Rashod Hill stands 6-6, tying him for the tallest current Viking, but he’s not carrying the attitude of overlooking anybody.

That’s a welcome mentality for the Vikings, who could have tackle Mike Remmers returning to Sunday’s lineup against the Bengals while potentially losing another to injury in Riley Reiff. Stepping in for the sixth consecutive game — and seventh in the Vikings’ past 15 — would be Hill, the Southern Miss lineman who was undrafted in 2016 despite rare physical traits coveted by NFL teams.

He’s got an eye on Bengals linebacker Carl Lawson. The rookie fourth-round draft pick leads Cincinnati with 7½ sacks.

“Fifty-eight,” Hill said. “He’s made some tackles look bad on film. I’m not going to let that happen to me. I’m going to make sure Case [Keenum] don’t get hit.”

Vikings coach Mike Zimmer was optimistic about the health of a banged-up offensive line, which at one point went without three starters against Carolina on Sunday. Remmers (back) and center Pat Elflein (shoulder) are likely to play despite their injuries, according to Zimmer. Reiff, who was seen walking in the locker room without a noticeable limp, did not practice Wednesday because of an ankle injury.

Reiff’s first absence would be the sixth by a Vikings starting tackle this season, a situation Minnesota’s roster was not as well-equipped to handle before this season. Hill’s signing 13 months ago and ensuing development are the biggest factors in their ability to better weather these injuries.

That wasn’t so obvious against the Panthers, when Keenum was pressured on nearly half of his 55 dropbacks and took six sacks. Hill moved from right to left tackle once Reiff went out.

“[Hill] has been practicing there all the time anyway,” Zimmer said. “He was on a good rusher last week. You know those guys were good rushers. Sometimes you have those games.”

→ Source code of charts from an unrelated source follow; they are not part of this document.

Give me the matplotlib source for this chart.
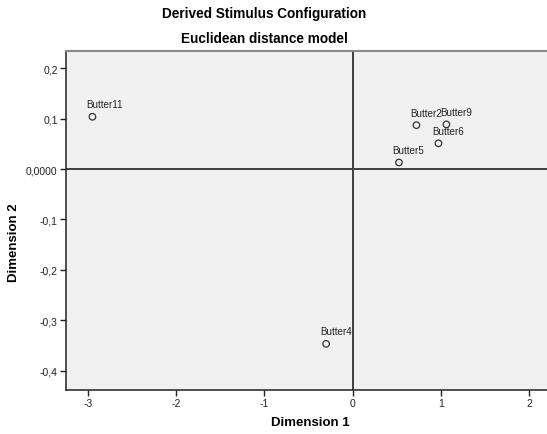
import matplotlib.pyplot as plt

# stimulus coordinates
names = ["Butter11", "Butter2", "Butter9", "Butter6", "Butter5", "Butter4"]
dim1 = [-2.95, 0.724, 1.064, 0.974, 0.526, -0.30]
dim2 = [0.1036, 0.087, 0.0885, 0.051, 0.013, -0.3465]

xticks = [-3, -2, -1, 0, 1, 2]
yticks = [0.2, 0.1, 0.0, -0.1, -0.2, -0.3, -0.4]
ytick_labels = ["0,2", "0,1", "0,0000", "-0,1", "-0,2", "-0,3", "-0,4"]

plt.rcParams['font.family'] = ['Liberation Sans', 'DejaVu Sans']

W, H = 547, 435
fig = plt.figure(figsize=(W / 100, H / 100), dpi=100)
ax = fig.add_axes([66 / W, 1 - 391 / H, (W - 66) / W, (391 - 52) / H])
ax.set_facecolor("#f0f1f0")

ax.set_xlim(-3.25, 2.205)
ax.set_ylim(-0.438, 0.234)

ax.axhline(0, color="#404040", lw=1.4, zorder=1)
ax.axvline(0, color="#404040", lw=1.4, zorder=1)

ax.scatter(dim1, dim2, s=22, facecolors="none", edgecolors="#333333",
           linewidths=0.9, zorder=3)
for n, x, y in zip(names, dim1, dim2):
    ax.annotate(n, (x, y), xytext=(-4.5, 5.5), textcoords="offset points",
                fontsize=7.1, color="#222222", ha="left", va="bottom")

ax.set_xticks(xticks)
ax.set_xticklabels([str(t) for t in xticks])
ax.set_yticks(yticks)
ax.set_yticklabels(ytick_labels)
ax.tick_params(labelsize=7.5, colors="#222222", length=4, width=1, pad=2)

for s in ["left", "bottom"]:
    ax.spines[s].set_color("#222222")
    ax.spines[s].set_linewidth(1.1)
ax.spines["top"].set_color("#888888")
ax.spines["top"].set_linewidth(1.5)
ax.spines["right"].set_visible(False)

fig.text(264 / W, 1 - 14 / H, "Derived Stimulus Configuration",
         ha="center", va="center", fontsize=9.8, fontweight="bold")
fig.text(264 / W, 1 - 39 / H, "Euclidean distance model",
         ha="center", va="center", fontsize=9.8, fontweight="bold")
fig.text(310 / W, 1 - 423 / H, "Dimension 1",
         ha="center", va="center", fontsize=9.5, fontweight="bold")
fig.text(14 / W, 1 - 243 / H, "Dimension 2", rotation=90,
         ha="center", va="center", fontsize=9.5, fontweight="bold")

fig.savefig("out.png", dpi=100)
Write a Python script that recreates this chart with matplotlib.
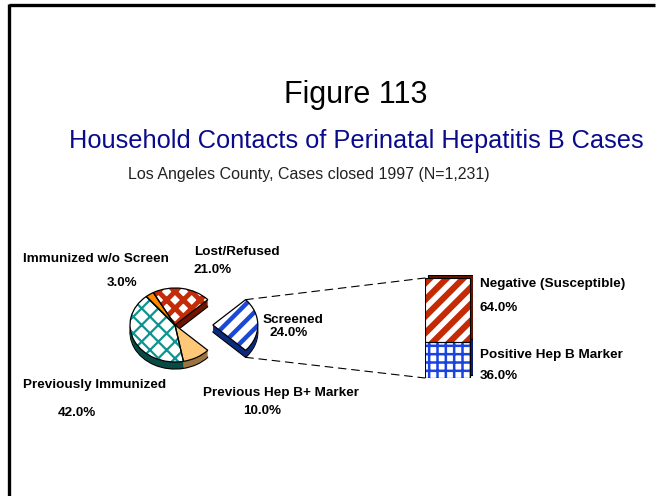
import numpy as np
import matplotlib
matplotlib.use("Agg")
import matplotlib.pyplot as plt
from matplotlib.patches import ConnectionPatch

W, H = 660, 496

# ---------------------------------------------------------------------
# Data
# ---------------------------------------------------------------------
# pie slices, counter-clockwise starting from the exploded "Screened" slice
pie_labels = ["Screened", "Lost/Refused", "Immunized w/o Screen",
              "Previously Immunized", "Previous Hep B+ Marker"]
pie_values = [24.0, 21.0, 3.0, 42.0, 10.0]

# breakdown of the "Screened" slice (bottom -> top)
bar_labels = ["Positive Hep B Marker", "Negative (Susceptible)"]
bar_values = [36.0, 64.0]

# ---------------------------------------------------------------------
# Styles
# ---------------------------------------------------------------------
top_colors = ["white", "white", "#ff8a00", "white", "#ffc878"]
top_hatch = ["//", "xx", None, "xx", None]
hatch_colors = ["#1c48d6", "#c32c08", "#ff8a00", "#0e9490", "#ffc878"]
hatch_widths = [3.2, 3.5, 1, 1.6, 1]
side_colors = ["#0c2a80", "#6e1400", "#a04c00", "#0a4a44", "#9c7440"]

bar_face = ["white", "#c42a04"]
bar_hatch = ["++", "//"]
bar_hatch_color = ["#1a44e0", "white"]
bar_hatch_width = [1.8, 4.0]
bar_side = ["#0a2080", "#6e1400"]

plt.rcParams["font.family"] = ["Liberation Sans", "DejaVu Sans"]
plt.rcParams["hatch.linewidth"] = 2.2

fig = plt.figure(figsize=(W / 100, H / 100), dpi=100)


def px_box(x0, y0, x1, y1):
    # pixel box (top-left origin) -> figure fraction rect
    return [x0 / W, 1 - y1 / H, (x1 - x0) / W, (y1 - y0) / H]


def hatch_lw(patch, lw):
    if hasattr(patch, "set_hatch_linewidth"):
        patch.set_hatch_linewidth(lw)


# main canvas in pixel coordinates for text and frame
ax = fig.add_axes([0, 0, 1, 1])
ax.set_xlim(0, W)
ax.set_ylim(H, 0)
ax.axis("off")

ax.plot([9, 655], [5, 5], color="black", lw=2.4, solid_capstyle="butt")
ax.plot([9, 9], [4, H], color="black", lw=2.4, solid_capstyle="butt")

ax.text(356, 95, "Figure 113", fontsize=22, ha="center", va="center")
ax.text(356, 141, "Household Contacts of Perinatal Hepatitis B Cases",
        fontsize=18.3, color="#0a0a8c", ha="center", va="center")
ax.text(128, 175, "Los Angeles County, Cases closed 1997 (N=1,231)",
        fontsize=11.5, color="#222222", ha="left", va="center")

# ---------------------------------------------------------------------
# Tilted 3-D pie
# ---------------------------------------------------------------------
RX, RY = 45, 37
cx, cy = 175, 325
ax_pie = fig.add_axes(px_box(cx - 2.5 * RX, cy - 2 * RY, cx + 2.5 * RX, cy + 2 * RY))
explode = [0.84, 0, 0, 0, 0]
start = -pie_values[0] / 100 * 180
depth = 7 / RY
n_layers = 10

for k in range(n_layers, 0, -1):
    off = depth * k / n_layers
    wedges, _ = ax_pie.pie(pie_values, explode=explode, startangle=start,
                           colors=side_colors, center=(0, -off),
                           wedgeprops=dict(linewidth=0))
    if k == n_layers:
        for w in wedges:
            w.set_edgecolor("black")
            w.set_linewidth(0.9)

wedges, _ = ax_pie.pie(pie_values, explode=explode, startangle=start,
                       colors=top_colors, wedgeprops=dict(linewidth=0))
for w, h, hc, hw in zip(wedges, top_hatch, hatch_colors, hatch_widths):
    if h:
        w.set_hatch(h)
        w.set_edgecolor(hc)
        hatch_lw(w, hw)

ax_pie.pie(pie_values, explode=explode, startangle=start,
           wedgeprops=dict(fill=False, edgecolor="black", linewidth=0.9))

ax_pie.set_aspect("auto")
ax_pie.set_xlim(-2.5, 2.5)
ax_pie.set_ylim(-2, 2)
ax_pie.axis("off")

# ---------------------------------------------------------------------
# Stacked bar for the Screened breakdown
# ---------------------------------------------------------------------
ax_bar = fig.add_axes(px_box(425, 275, 473, 378))
dx, dy = 3 / 45, 3
bottoms = np.concatenate([[0], np.cumsum(bar_values)[:-1]])
ax_bar.bar(dx, bar_values, bottom=bottoms + dy, width=1, color=bar_side,
           edgecolor="black", linewidth=0.8)
bars = ax_bar.bar(0, bar_values, bottom=bottoms, width=1, color=bar_face,
                  linewidth=0)
for b, h, hc, hw in zip(bars, bar_hatch, bar_hatch_color, bar_hatch_width):
    b.set_hatch(h)
    b.set_edgecolor(hc)
    hatch_lw(b, hw)
ax_bar.bar(0, bar_values, bottom=bottoms, width=1, fill=False,
           edgecolor="black", linewidth=0.8)
ax_bar.set_xlim(-0.5, 0.5 + dx)
ax_bar.set_ylim(0, sum(bar_values) + dy)
ax_bar.axis("off")

# dashed connectors from the exploded slice to the bar
a = np.deg2rad(pie_values[0] / 100 * 180)
tip_top = (explode[0] + np.cos(a), np.sin(a))
tip_bot = (explode[0] + np.cos(a), -np.sin(a) - depth)
for pa, pb in [(tip_top, (-0.5, sum(bar_values))), (tip_bot, (-0.5, 0))]:
    con = ConnectionPatch(xyA=pa, coordsA=ax_pie.transData,
                          xyB=pb, coordsB=ax_bar.transData,
                          color="black", lw=0.8, linestyle=(0, (7, 5)))
    fig.add_artist(con)

# ---------------------------------------------------------------------
# Labels
# ---------------------------------------------------------------------
lab = dict(fontsize=9.7, fontweight="bold", ha="left", va="center")
ax.text(23, 259, pie_labels[2], **lab)
ax.text(107, 283, f"{pie_values[2]:.1f}%", **lab)
ax.text(194, 252, pie_labels[1], **lab)
ax.text(193, 270, f"{pie_values[1]:.1f}%", **lab)
ax.text(263, 320, pie_labels[0], **lab)
ax.text(269, 333, f"{pie_values[0]:.1f}%", **lab)
ax.text(23, 385, pie_labels[3], **lab)
ax.text(58, 413, f"{pie_values[3]:.1f}%", **lab)
ax.text(203, 393, pie_labels[4], **lab)
ax.text(243, 411, f"{pie_values[4]:.1f}%", **lab)

ax.text(480, 284, bar_labels[1], **lab)
ax.text(480, 308, f"{bar_values[1]:.1f}%", **lab)
ax.text(480, 355, bar_labels[0], **lab)
ax.text(480, 376, f"{bar_values[0]:.1f}%", **lab)

fig.savefig("out.png", dpi=100)
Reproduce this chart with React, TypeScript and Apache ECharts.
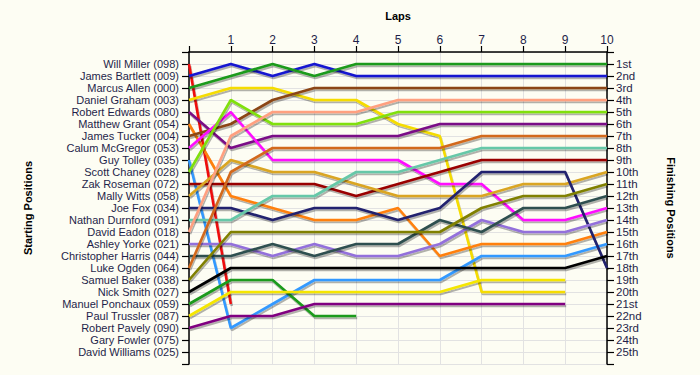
import React, { useEffect, useRef } from "react";
import * as echarts from "echarts";

const drivers = [
  "Will Miller (098)", "James Bartlett (009)", "Marcus Allen (000)", "Daniel Graham (003)",
  "Robert Edwards (080)", "Matthew Grant (054)", "James Tucker (004)", "Calum McGregor (053)",
  "Guy Tolley (035)", "Scott Chaney (028)", "Zak Roseman (072)", "Mally Witts (058)",
  "Joe Fox (034)", "Nathan Durnford (091)", "David Eadon (018)", "Ashley Yorke (021)",
  "Christopher Harris (044)", "Luke Ogden (064)", "Samuel Baker (038)", "Nick Smith (027)",
  "Manuel Ponchaux (059)", "Paul Trussler (087)", "Robert Pavely (090)", "Gary Fowler (075)",
  "David Williams (025)",
];

const finishLabels = [
  "1st", "2nd", "3rd", "4th", "5th", "6th", "7th", "8th", "9th", "10th",
  "11th", "12th", "13th", "14th", "15th", "16th", "17th", "18th", "19th", "20th",
  "21st", "22nd", "23rd", "24th", "25th",
];

const lapLabels = ["", "1", "2", "3", "4", "5", "6", "7", "8", "9", "10"];

// position of each driver at lap 0..n (index = lap)
const positions: number[][] = [
  [1, 21],
  [2, 1, 2, 1, 2, 2, 2, 2, 2, 2, 2],
  [3, 2, 1, 2, 1, 1, 1, 1, 1, 1, 1],
  [4, 3, 3, 4, 4, 6, 7, 20, 20, 20],
  [5, 8, 7, 7, 7, 7, 6, 6, 6, 6, 6],
  [6, 12, 13, 14, 14, 13, 17, 16, 16, 16, 15],
  [7, 6, 4, 3, 3, 3, 3, 3, 3, 3, 3],
  [8, 5, 9, 9, 9, 9, 11, 11, 14, 14, 13],
  [9, 23, 21, 19, 19, 19, 19, 17, 17, 17, 16],
  [10, 4, 6, 6, 6, 5, 5, 5, 5, 5, 5],
  [11, 11, 11, 11, 12, 11, 10, 9, 9, 9, 9],
  [12, 9, 10, 10, 11, 12, 12, 12, 11, 11, 10],
  [13, 13, 14, 13, 13, 14, 13, 10, 10, 10, 18],
  [14, 14, 12, 12, 10, 10, 9, 8, 8, 8, 8],
  [15, 7, 5, 5, 5, 4, 4, 4, 4, 4, 4],
  [16, 16, 17, 16, 17, 17, 16, 14, 15, 15, 14],
  [17, 17, 16, 17, 16, 16, 14, 15, 13, 13, 12],
  [18, 10, 8, 8, 8, 8, 8, 7, 7, 7, 7],
  [19, 15, 15, 15, 15, 15, 15, 13, 12, 12, 11],
  [20, 18, 18, 18, 18, 18, 18, 18, 18, 18, 17],
  [21, 19, 19, 22, 22],
  [22, 20, 20, 20, 20, 20, 20, 19, 19, 19],
  [23, 22, 22, 21, 21, 21, 21, 21, 21, 21],
  [],
  [],
];

const colors = [
  "#ee1111", "#1515d0", "#1a9a1a", "#f5dc00", "#7a0a86", "#ff8010", "#8b4513", "#ff10ff",
  "#3399ff", "#80e010", "#990000", "#daa520", "#20206e", "#66c8a8", "#ffa080", "#9370db",
  "#2f4f4f", "#d2691e", "#808000", "#000000", "#1a9a1a", "#f5e600", "#800080", "#888888",
  "#888888",
];

const FONT = "'Liberation Sans', Arial, sans-serif";
const TXT = "#1f1f4a";

export default function App() {
  const ref = useRef<HTMLDivElement>(null);
  useEffect(() => {
    document.body.style.margin = "0";
    const chart = echarts.init(ref.current!, null, { renderer: "svg" });
    const series = positions
      .map((p, i) => ({
        name: drivers[i],
        type: "line",
        data: p.map((v, lap) => [lap, v]),
        symbol: "none",
        lineStyle: {
          color: colors[i],
          width: 2.6,
          shadowColor: "rgba(0,0,0,0.3)",
          shadowBlur: 1.5,
          shadowOffsetX: 1,
          shadowOffsetY: 2,
        },
        itemStyle: { color: colors[i] },
        z: 2,
      }))
      .filter((s) => s.data.length > 0);

    const yBase = {
      type: "value",
      min: 0,
      max: 26,
      interval: 1,
      inverse: true,
      axisLine: { show: true, lineStyle: { color: "#000", width: 1.5 } },
      axisTick: { show: true, length: 7, lineStyle: { color: "#000", width: 1.2 } },
      nameLocation: "middle",
      nameTextStyle: { fontFamily: FONT, fontSize: 11, fontWeight: "bold", color: "#000" },
    };

    chart.setOption({
      animation: false,
      backgroundColor: "#fdfdf3",
      grid: { left: 189, right: 93, top: 52, bottom: 11 },
      xAxis: {
        type: "value",
        position: "top",
        min: 0,
        max: 10,
        interval: 1,
        name: "Laps",
        nameLocation: "middle",
        nameGap: 31,
        nameTextStyle: { fontFamily: FONT, fontSize: 11, fontWeight: "bold", color: "#000" },
        axisLine: { show: true, lineStyle: { color: "#000", width: 1.5 } },
        axisTick: { show: true, length: 6, lineStyle: { color: "#000", width: 1.2 } },
        axisLabel: {
          formatter: (v: number) => lapLabels[v] ?? "",
          fontFamily: FONT,
          fontSize: 12,
          color: TXT,
          margin: 6,
        },
        splitLine: { show: true, lineStyle: { color: "#e2e2e2", width: 1 } },
      },
      yAxis: [
        {
          ...yBase,
          position: "left",
          name: "Starting Positions",
          nameRotate: 90,
          nameGap: 156,
          axisLabel: {
            formatter: (v: number) => drivers[v - 1] ?? "",
            fontFamily: FONT,
            fontSize: 11,
            lineHeight: 11,
            color: TXT,
            margin: 10,
          },
          splitLine: { show: true, lineStyle: { color: "#e2e2e2", width: 1 } },
        },
        {
          ...yBase,
          position: "right",
          name: "Finishing Positions",
          nameRotate: -90,
          nameGap: 58,
          axisLabel: {
            formatter: (v: number) => finishLabels[v - 1] ?? "",
            fontFamily: FONT,
            fontSize: 11.5,
            lineHeight: 11,
            color: TXT,
            margin: 9,
          },
          splitLine: { show: false },
        },
      ],
      series,
    });
    return () => chart.dispose();
  }, []);
  return <div ref={ref} style={{ width: 700, height: 375 }} />;
}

Even while developing on the job, especially as a run blocker, Hill has been a significant improvement over the Vikings’ recent backup tackles. It started with a phone call last November from Winter Park to Jacksonville, where the Vikings plucked Hill off the Jaguars’ practice squad.

The Jaguars wanted to keep Hill, offering him a promotion to their active roster. Following the advice of his agent, Hill said he chose Minnesota because of the opportunity. His agent had one additional recommendation for the Jacksonville native.

“He said bring a jacket,” Hill said.

A big one. Hill’s 6-6, 309-pound size alone can make him a difficult challenge for pass rushers. So there’s little question what drew the Vikings, desperately scouring the planet for pass protectors last season, to Hill.

“If he was 5-8 with really short arms, I don’t know,” offensive coordinator Pat Shurmur said this summer about why the Vikings signed Hill.

Hill didn’t wait long, making his NFL debut as the Vikings left tackle in last year’s season finale and leaving a fine impression. Since then, Hill has validated the Vikings’ decision while protecting Keenum’s right side through the best four-game streak of the quarterback’s career.

“We all knew he’s a big, smart, strong kid,”offensive lineman Jeremiah Sirles said. “We all knew if he could figure out what he’s doing through a year of OTAs and all that, he could be a special player.”

This week in practice, Hill is preparing for increased responsibilities protecting Keenum’s blind side in case Reiff is forced to miss more game time.

“Made some strides just trusting myself more,” Hill said. “Last game, we gave up too many pressures and a couple sacks. Trying to get back up. There’s going to be some pressures sometimes when you’re throwing the ball, but I feel like I’ve gotten better trusting myself more.”

Just as Hill has built the Vikings’ trust in him.